• _DATA SEGMENT_
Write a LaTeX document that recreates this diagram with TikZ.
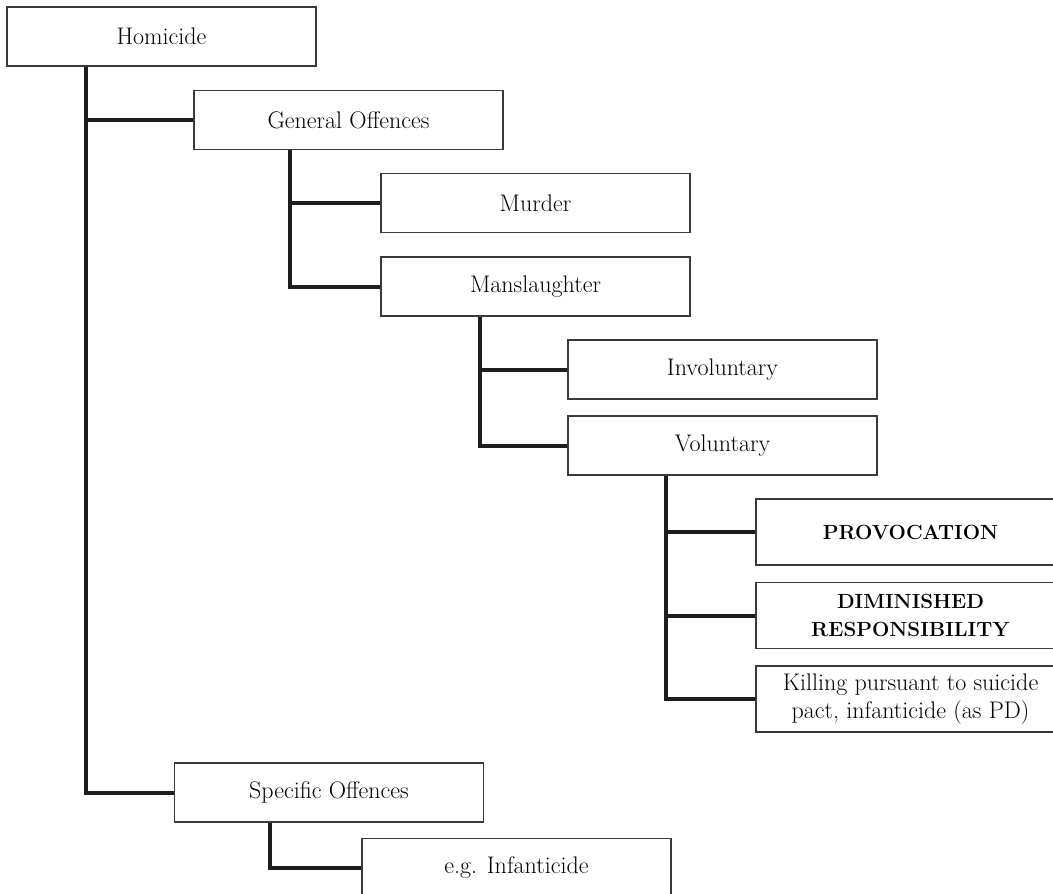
\documentclass[tikz,border=0pt]{standalone}
\usepackage{fontspec}
\usetikzlibrary{positioning,calc}
\definecolor{boxLine}{HTML}{3A3A3A}
\definecolor{treeLine}{HTML}{1E1E1E}

\begin{document}
\begin{tikzpicture}[
    x=1pt,y=-1pt,
    link/.style={line width=4pt,treeLine},
    offence/.style={rectangle,draw=boxLine,line width=1.2pt,fill=white,
        minimum width=309pt,minimum height=59pt,inner sep=2pt,align=center,
        font=\fontsize{24}{28}\selectfont},
    partial/.style={offence,minimum height=66pt},
    defence/.style={partial,font=\fontsize{20.5}{28}\selectfont\bfseries},
]
\clip (0,0) rectangle (1053,894);

% === TOP LEVEL ===
\node[offence] (homicide) at (161.5,36.5) {Homicide};
\node[offence] (general) at (348.5,120) {General Offences};
\node[offence] (specific) at (329,792.5) {Specific Offences};
\node[offence] (eg) at (516.5,868) {e.g. Infanticide};

% === GENERAL OFFENCES ===
\node[offence] (murder) at (535.5,203) {Murder};
\node[offence] (mansl) at (535.5,286.5) {Manslaughter};
\node[offence] (invol) at (722.5,369.5) {Involuntary};
\node[offence] (vol) at (722.5,445.5) {Voluntary};

% === VOLUNTARY MANSLAUGHTER ===
\node[defence] (provoc) at (910.5,532) {PROVOCATION};
\node[defence] (dimin) at (910.5,615.5) {DIMINISHED\\RESPONSIBILITY};
\node[partial] (pact) at (910.5,699) {Killing pursuant to suicide\\pact, infanticide (as PD)};

% === TREE LINES ===
\coordinate (tHom) at ($(homicide.south west)+(80,0)$);
\draw[link] (tHom) |- (specific.west);
\draw[link] (tHom |- general.west) -- (general.west);

\coordinate (tGen) at ($(general.south west)+(97,0)$);
\draw[link] (tGen) |- (mansl.west);
\draw[link] (tGen |- murder.west) -- (murder.west);

\coordinate (tMan) at ($(mansl.south west)+(100,0)$);
\draw[link] (tMan) |- (vol.west);
\draw[link] (tMan |- invol.west) -- (invol.west);

\coordinate (tVol) at ($(vol.south west)+(99,0)$);
\draw[link] (tVol) |- (pact.west);
\draw[link] (tVol |- provoc.west) -- (provoc.west);
\draw[link] (tVol |- dimin.west) -- (dimin.west);

\coordinate (tSpe) at ($(specific.south west)+(96,0)$);
\draw[link] (tSpe) |- (eg.west);

\end{tikzpicture}
\end{document}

• _WHAT TO WORK ON_
Reproduce the listing word for word and omit its pictures.

• _FINISHED EXERCISE_
Write a LaTeX document that recreates this diagram with TikZ.
\documentclass[tikz,border=0pt]{standalone}
\usepackage{fontspec}
\usetikzlibrary{positioning,calc}
\definecolor{boxLine}{HTML}{3A3A3A}
\definecolor{treeLine}{HTML}{1E1E1E}

\begin{document}
\begin{tikzpicture}[
    x=1pt,y=-1pt,
    link/.style={line width=4pt,treeLine},
    offence/.style={rectangle,draw=boxLine,line width=1.2pt,fill=white,
        minimum width=309pt,minimum height=59pt,inner sep=2pt,align=center,
        font=\fontsize{24}{28}\selectfont},
    partial/.style={offence,minimum height=66pt},
    defence/.style={partial,font=\fontsize{20.5}{28}\selectfont\bfseries},
]
\clip (0,0) rectangle (1053,894);

% === TOP LEVEL ===
\node[offence] (homicide) at (161.5,36.5) {Homicide};
\node[offence] (general) at (348.5,120) {General Offences};
\node[offence] (specific) at (329,792.5) {Specific Offences};
\node[offence] (eg) at (516.5,868) {e.g. Infanticide};

% === GENERAL OFFENCES ===
\node[offence] (murder) at (535.5,203) {Murder};
\node[offence] (mansl) at (535.5,286.5) {Manslaughter};
\node[offence] (invol) at (722.5,369.5) {Involuntary};
\node[offence] (vol) at (722.5,445.5) {Voluntary};

% === VOLUNTARY MANSLAUGHTER ===
\node[defence] (provoc) at (910.5,532) {PROVOCATION};
\node[defence] (dimin) at (910.5,615.5) {DIMINISHED\\RESPONSIBILITY};
\node[partial] (pact) at (910.5,699) {Killing pursuant to suicide\\pact, infanticide (as PD)};

% === TREE LINES ===
\coordinate (tHom) at ($(homicide.south west)+(80,0)$);
\draw[link] (tHom) |- (specific.west);
\draw[link] (tHom |- general.west) -- (general.west);

\coordinate (tGen) at ($(general.south west)+(97,0)$);
\draw[link] (tGen) |- (mansl.west);
\draw[link] (tGen |- murder.west) -- (murder.west);

\coordinate (tMan) at ($(mansl.south west)+(100,0)$);
\draw[link] (tMan) |- (vol.west);
\draw[link] (tMan |- invol.west) -- (invol.west);

\coordinate (tVol) at ($(vol.south west)+(99,0)$);
\draw[link] (tVol) |- (pact.west);
\draw[link] (tVol |- provoc.west) -- (provoc.west);
\draw[link] (tVol |- dimin.west) -- (dimin.west);

\coordinate (tSpe) at ($(specific.south west)+(96,0)$);
\draw[link] (tSpe) |- (eg.west);

\end{tikzpicture}
\end{document}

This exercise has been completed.